#### DATA SHOWN ####

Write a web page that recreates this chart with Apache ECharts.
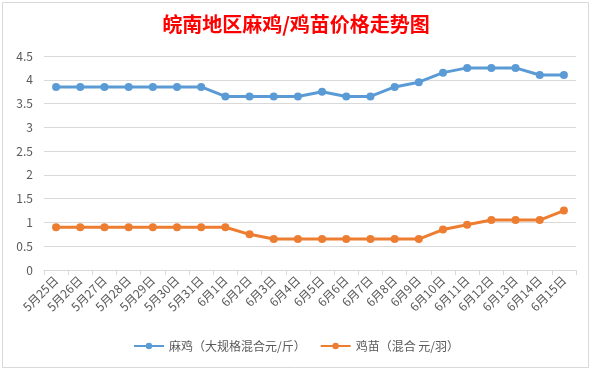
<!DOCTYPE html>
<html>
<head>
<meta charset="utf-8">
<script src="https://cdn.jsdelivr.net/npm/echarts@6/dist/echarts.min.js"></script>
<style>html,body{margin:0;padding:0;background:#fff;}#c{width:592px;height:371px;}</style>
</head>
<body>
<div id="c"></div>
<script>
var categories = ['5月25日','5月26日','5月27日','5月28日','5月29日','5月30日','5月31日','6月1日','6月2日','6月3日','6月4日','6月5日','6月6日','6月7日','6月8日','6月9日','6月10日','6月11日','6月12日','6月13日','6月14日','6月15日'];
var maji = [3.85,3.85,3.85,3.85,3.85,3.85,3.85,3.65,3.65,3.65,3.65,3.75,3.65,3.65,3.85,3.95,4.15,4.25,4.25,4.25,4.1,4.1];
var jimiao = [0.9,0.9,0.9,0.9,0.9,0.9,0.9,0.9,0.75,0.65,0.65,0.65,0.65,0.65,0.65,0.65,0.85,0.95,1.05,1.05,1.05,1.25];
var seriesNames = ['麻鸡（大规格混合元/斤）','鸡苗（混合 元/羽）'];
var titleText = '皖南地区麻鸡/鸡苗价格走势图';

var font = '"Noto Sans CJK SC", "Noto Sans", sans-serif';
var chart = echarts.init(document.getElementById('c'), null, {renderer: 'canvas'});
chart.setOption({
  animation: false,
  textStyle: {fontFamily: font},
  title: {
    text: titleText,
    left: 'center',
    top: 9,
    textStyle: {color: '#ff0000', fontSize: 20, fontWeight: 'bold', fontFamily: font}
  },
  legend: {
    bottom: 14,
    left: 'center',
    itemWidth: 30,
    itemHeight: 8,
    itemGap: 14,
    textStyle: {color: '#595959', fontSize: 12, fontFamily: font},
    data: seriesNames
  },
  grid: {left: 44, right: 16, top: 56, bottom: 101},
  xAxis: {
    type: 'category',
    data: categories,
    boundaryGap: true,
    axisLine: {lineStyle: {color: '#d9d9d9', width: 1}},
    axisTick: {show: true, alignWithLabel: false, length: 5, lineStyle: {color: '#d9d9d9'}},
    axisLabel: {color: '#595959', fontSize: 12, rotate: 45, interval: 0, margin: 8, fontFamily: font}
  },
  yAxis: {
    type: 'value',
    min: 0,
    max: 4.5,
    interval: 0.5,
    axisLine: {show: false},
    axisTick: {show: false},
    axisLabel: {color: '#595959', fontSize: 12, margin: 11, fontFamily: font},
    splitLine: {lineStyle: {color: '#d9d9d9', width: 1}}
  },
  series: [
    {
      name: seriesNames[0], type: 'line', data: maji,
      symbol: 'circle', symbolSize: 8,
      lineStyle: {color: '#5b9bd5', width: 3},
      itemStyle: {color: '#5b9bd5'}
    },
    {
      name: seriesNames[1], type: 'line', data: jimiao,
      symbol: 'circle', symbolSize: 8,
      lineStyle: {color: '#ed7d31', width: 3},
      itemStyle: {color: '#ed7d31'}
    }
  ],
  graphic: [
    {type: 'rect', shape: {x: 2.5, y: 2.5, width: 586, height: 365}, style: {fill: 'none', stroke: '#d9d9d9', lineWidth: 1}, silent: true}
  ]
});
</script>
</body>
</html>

####

> [WHAT YOU SHOULD DO] Skip the pictures, then retype every line above exactly.

> [SOLVED EXERCISE]
Write a web page that recreates this chart with Apache ECharts.
<!DOCTYPE html>
<html>
<head>
<meta charset="utf-8">
<script src="https://cdn.jsdelivr.net/npm/echarts@6/dist/echarts.min.js"></script>
<style>html,body{margin:0;padding:0;background:#fff;}#c{width:592px;height:371px;}</style>
</head>
<body>
<div id="c"></div>
<script>
var categories = ['5月25日','5月26日','5月27日','5月28日','5月29日','5月30日','5月31日','6月1日','6月2日','6月3日','6月4日','6月5日','6月6日','6月7日','6月8日','6月9日','6月10日','6月11日','6月12日','6月13日','6月14日','6月15日'];
var maji = [3.85,3.85,3.85,3.85,3.85,3.85,3.85,3.65,3.65,3.65,3.65,3.75,3.65,3.65,3.85,3.95,4.15,4.25,4.25,4.25,4.1,4.1];
var jimiao = [0.9,0.9,0.9,0.9,0.9,0.9,0.9,0.9,0.75,0.65,0.65,0.65,0.65,0.65,0.65,0.65,0.85,0.95,1.05,1.05,1.05,1.25];
var seriesNames = ['麻鸡（大规格混合元/斤）','鸡苗（混合 元/羽）'];
var titleText = '皖南地区麻鸡/鸡苗价格走势图';

var font = '"Noto Sans CJK SC", "Noto Sans", sans-serif';
var chart = echarts.init(document.getElementById('c'), null, {renderer: 'canvas'});
chart.setOption({
  animation: false,
  textStyle: {fontFamily: font},
  title: {
    text: titleText,
    left: 'center',
    top: 9,
    textStyle: {color: '#ff0000', fontSize: 20, fontWeight: 'bold', fontFamily: font}
  },
  legend: {
    bottom: 14,
    left: 'center',
    itemWidth: 30,
    itemHeight: 8,
    itemGap: 14,
    textStyle: {color: '#595959', fontSize: 12, fontFamily: font},
    data: seriesNames
  },
  grid: {left: 44, right: 16, top: 56, bottom: 101},
  xAxis: {
    type: 'category',
    data: categories,
    boundaryGap: true,
    axisLine: {lineStyle: {color: '#d9d9d9', width: 1}},
    axisTick: {show: true, alignWithLabel: false, length: 5, lineStyle: {color: '#d9d9d9'}},
    axisLabel: {color: '#595959', fontSize: 12, rotate: 45, interval: 0, margin: 8, fontFamily: font}
  },
  yAxis: {
    type: 'value',
    min: 0,
    max: 4.5,
    interval: 0.5,
    axisLine: {show: false},
    axisTick: {show: false},
    axisLabel: {color: '#595959', fontSize: 12, margin: 11, fontFamily: font},
    splitLine: {lineStyle: {color: '#d9d9d9', width: 1}}
  },
  series: [
    {
      name: seriesNames[0], type: 'line', data: maji,
      symbol: 'circle', symbolSize: 8,
      lineStyle: {color: '#5b9bd5', width: 3},
      itemStyle: {color: '#5b9bd5'}
    },
    {
      name: seriesNames[1], type: 'line', data: jimiao,
      symbol: 'circle', symbolSize: 8,
      lineStyle: {color: '#ed7d31', width: 3},
      itemStyle: {color: '#ed7d31'}
    }
  ],
  graphic: [
    {type: 'rect', shape: {x: 2.5, y: 2.5, width: 586, height: 365}, style: {fill: 'none', stroke: '#d9d9d9', lineWidth: 1}, silent: true}
  ]
});
</script>
</body>
</html>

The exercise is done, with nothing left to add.